-- Start of DATA SECTION --

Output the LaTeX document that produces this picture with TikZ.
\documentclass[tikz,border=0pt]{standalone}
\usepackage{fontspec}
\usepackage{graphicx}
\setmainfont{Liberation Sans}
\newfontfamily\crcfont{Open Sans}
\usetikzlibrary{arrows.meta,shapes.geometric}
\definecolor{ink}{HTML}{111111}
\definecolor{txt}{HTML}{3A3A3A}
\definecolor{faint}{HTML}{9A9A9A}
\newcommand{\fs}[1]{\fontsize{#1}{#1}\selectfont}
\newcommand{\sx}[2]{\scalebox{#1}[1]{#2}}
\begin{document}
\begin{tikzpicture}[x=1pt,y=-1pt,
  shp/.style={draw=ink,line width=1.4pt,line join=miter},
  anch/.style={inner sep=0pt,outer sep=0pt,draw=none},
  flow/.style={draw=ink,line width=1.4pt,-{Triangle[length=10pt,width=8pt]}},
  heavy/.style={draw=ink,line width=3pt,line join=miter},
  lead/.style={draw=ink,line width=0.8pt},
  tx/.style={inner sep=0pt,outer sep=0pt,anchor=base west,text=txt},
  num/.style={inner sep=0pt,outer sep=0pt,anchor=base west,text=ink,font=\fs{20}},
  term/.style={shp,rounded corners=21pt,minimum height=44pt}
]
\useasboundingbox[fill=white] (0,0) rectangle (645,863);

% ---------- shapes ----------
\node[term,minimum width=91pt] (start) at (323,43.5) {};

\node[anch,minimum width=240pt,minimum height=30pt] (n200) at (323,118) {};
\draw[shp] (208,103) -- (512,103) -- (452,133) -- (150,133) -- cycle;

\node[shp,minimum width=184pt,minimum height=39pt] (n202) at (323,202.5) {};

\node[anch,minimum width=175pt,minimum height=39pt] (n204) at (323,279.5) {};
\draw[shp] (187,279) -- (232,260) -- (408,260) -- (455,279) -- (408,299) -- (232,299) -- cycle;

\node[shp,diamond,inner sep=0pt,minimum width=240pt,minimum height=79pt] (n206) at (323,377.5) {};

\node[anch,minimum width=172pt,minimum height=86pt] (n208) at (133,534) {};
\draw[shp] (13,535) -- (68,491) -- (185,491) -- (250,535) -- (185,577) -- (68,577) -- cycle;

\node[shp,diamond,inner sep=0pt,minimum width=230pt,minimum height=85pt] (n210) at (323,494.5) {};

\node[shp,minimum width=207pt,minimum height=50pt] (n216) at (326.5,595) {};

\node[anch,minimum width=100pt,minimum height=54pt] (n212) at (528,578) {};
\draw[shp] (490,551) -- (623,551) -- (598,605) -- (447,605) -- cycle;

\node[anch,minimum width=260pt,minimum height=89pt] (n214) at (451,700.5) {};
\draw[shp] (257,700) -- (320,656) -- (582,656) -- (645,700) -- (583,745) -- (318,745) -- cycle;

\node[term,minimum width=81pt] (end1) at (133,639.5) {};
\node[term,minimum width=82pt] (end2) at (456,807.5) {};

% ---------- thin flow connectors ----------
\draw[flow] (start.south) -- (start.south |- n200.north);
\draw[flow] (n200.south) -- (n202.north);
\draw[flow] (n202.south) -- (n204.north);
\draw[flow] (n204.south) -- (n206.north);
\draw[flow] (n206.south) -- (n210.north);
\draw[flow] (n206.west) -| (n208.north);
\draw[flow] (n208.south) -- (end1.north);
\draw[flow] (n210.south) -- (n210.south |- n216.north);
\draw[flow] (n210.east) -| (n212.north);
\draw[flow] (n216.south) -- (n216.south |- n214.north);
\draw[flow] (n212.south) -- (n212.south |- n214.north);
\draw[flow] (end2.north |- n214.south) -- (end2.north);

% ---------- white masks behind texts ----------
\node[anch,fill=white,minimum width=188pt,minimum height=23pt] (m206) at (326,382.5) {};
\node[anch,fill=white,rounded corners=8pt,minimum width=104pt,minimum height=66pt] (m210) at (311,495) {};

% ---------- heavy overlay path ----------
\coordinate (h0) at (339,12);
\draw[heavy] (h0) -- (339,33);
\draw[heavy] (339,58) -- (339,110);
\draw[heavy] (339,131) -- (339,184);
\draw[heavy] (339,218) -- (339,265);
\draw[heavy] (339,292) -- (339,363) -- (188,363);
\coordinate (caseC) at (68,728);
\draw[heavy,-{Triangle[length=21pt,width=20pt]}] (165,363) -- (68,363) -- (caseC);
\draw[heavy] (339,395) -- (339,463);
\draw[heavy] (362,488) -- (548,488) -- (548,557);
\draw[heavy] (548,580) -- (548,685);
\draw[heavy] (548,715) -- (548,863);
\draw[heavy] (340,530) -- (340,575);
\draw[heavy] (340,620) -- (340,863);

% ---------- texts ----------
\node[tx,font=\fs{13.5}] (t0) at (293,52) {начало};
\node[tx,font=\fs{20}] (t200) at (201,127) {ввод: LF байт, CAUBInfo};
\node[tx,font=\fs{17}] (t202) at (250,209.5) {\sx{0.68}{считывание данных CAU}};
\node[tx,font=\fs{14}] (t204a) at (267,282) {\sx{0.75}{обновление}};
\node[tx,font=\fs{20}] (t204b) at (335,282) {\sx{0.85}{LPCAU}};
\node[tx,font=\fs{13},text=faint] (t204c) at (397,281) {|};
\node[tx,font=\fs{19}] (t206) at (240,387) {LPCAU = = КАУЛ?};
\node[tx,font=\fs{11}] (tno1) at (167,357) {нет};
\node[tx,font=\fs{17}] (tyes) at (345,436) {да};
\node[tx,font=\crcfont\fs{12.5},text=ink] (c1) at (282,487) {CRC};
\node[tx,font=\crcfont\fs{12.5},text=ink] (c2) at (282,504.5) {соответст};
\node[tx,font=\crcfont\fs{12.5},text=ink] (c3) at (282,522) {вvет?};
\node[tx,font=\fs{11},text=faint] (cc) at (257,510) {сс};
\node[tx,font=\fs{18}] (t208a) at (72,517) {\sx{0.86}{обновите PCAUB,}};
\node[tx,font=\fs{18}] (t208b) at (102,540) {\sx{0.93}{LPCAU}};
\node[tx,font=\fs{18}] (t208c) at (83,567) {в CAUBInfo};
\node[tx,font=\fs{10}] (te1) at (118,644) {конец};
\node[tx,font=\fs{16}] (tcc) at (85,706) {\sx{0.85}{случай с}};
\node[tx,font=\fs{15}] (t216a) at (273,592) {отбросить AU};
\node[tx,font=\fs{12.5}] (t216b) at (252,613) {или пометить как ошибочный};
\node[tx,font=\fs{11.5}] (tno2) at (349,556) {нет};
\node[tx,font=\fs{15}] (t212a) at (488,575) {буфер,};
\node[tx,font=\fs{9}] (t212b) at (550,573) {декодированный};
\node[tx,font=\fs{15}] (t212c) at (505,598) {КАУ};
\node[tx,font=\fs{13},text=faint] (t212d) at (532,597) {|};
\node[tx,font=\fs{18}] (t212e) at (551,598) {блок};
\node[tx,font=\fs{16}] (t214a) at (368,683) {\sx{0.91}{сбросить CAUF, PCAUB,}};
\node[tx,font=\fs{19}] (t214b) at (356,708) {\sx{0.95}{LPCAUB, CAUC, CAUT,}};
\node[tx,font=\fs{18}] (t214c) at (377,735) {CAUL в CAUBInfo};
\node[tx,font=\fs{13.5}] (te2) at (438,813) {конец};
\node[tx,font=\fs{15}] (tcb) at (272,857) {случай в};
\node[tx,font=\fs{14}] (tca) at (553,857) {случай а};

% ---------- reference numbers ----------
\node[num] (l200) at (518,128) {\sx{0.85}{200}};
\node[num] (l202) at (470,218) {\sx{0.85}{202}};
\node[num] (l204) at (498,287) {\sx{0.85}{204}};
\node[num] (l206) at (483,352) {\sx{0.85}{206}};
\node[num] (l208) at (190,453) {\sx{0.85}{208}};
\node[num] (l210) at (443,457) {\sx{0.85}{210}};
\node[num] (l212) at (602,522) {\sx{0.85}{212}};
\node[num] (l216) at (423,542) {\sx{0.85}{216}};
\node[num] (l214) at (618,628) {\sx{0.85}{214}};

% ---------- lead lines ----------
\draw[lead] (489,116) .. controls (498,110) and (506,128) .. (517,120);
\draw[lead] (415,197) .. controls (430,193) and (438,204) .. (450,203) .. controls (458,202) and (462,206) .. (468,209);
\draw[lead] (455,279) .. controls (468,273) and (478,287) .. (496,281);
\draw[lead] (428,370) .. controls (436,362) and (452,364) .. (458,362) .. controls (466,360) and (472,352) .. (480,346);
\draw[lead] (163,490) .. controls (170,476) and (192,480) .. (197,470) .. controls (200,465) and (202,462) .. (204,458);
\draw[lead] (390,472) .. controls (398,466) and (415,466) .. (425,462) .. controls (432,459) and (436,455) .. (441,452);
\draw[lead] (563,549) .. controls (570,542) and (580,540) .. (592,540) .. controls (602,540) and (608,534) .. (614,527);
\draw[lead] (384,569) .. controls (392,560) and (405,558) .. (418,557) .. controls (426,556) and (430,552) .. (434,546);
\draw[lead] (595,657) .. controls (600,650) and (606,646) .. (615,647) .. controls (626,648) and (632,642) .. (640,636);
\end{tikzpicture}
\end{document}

-- End of DATA SECTION --

WHAT TO DO
Write out exactly, please, the lines beginning at the start of the material and ending with the line that holds "(232,299) -- cycle;", both included.

EXERCISE RESULT
Output the LaTeX document that produces this picture with TikZ.
\documentclass[tikz,border=0pt]{standalone}
\usepackage{fontspec}
\usepackage{graphicx}
\setmainfont{Liberation Sans}
\newfontfamily\crcfont{Open Sans}
\usetikzlibrary{arrows.meta,shapes.geometric}
\definecolor{ink}{HTML}{111111}
\definecolor{txt}{HTML}{3A3A3A}
\definecolor{faint}{HTML}{9A9A9A}
\newcommand{\fs}[1]{\fontsize{#1}{#1}\selectfont}
\newcommand{\sx}[2]{\scalebox{#1}[1]{#2}}
\begin{document}
\begin{tikzpicture}[x=1pt,y=-1pt,
  shp/.style={draw=ink,line width=1.4pt,line join=miter},
  anch/.style={inner sep=0pt,outer sep=0pt,draw=none},
  flow/.style={draw=ink,line width=1.4pt,-{Triangle[length=10pt,width=8pt]}},
  heavy/.style={draw=ink,line width=3pt,line join=miter},
  lead/.style={draw=ink,line width=0.8pt},
  tx/.style={inner sep=0pt,outer sep=0pt,anchor=base west,text=txt},
  num/.style={inner sep=0pt,outer sep=0pt,anchor=base west,text=ink,font=\fs{20}},
  term/.style={shp,rounded corners=21pt,minimum height=44pt}
]
\useasboundingbox[fill=white] (0,0) rectangle (645,863);

% ---------- shapes ----------
\node[term,minimum width=91pt] (start) at (323,43.5) {};

\node[anch,minimum width=240pt,minimum height=30pt] (n200) at (323,118) {};
\draw[shp] (208,103) -- (512,103) -- (452,133) -- (150,133) -- cycle;

\node[shp,minimum width=184pt,minimum height=39pt] (n202) at (323,202.5) {};

\node[anch,minimum width=175pt,minimum height=39pt] (n204) at (323,279.5) {};
\draw[shp] (187,279) -- (232,260) -- (408,260) -- (455,279) -- (408,299) -- (232,299) -- cycle;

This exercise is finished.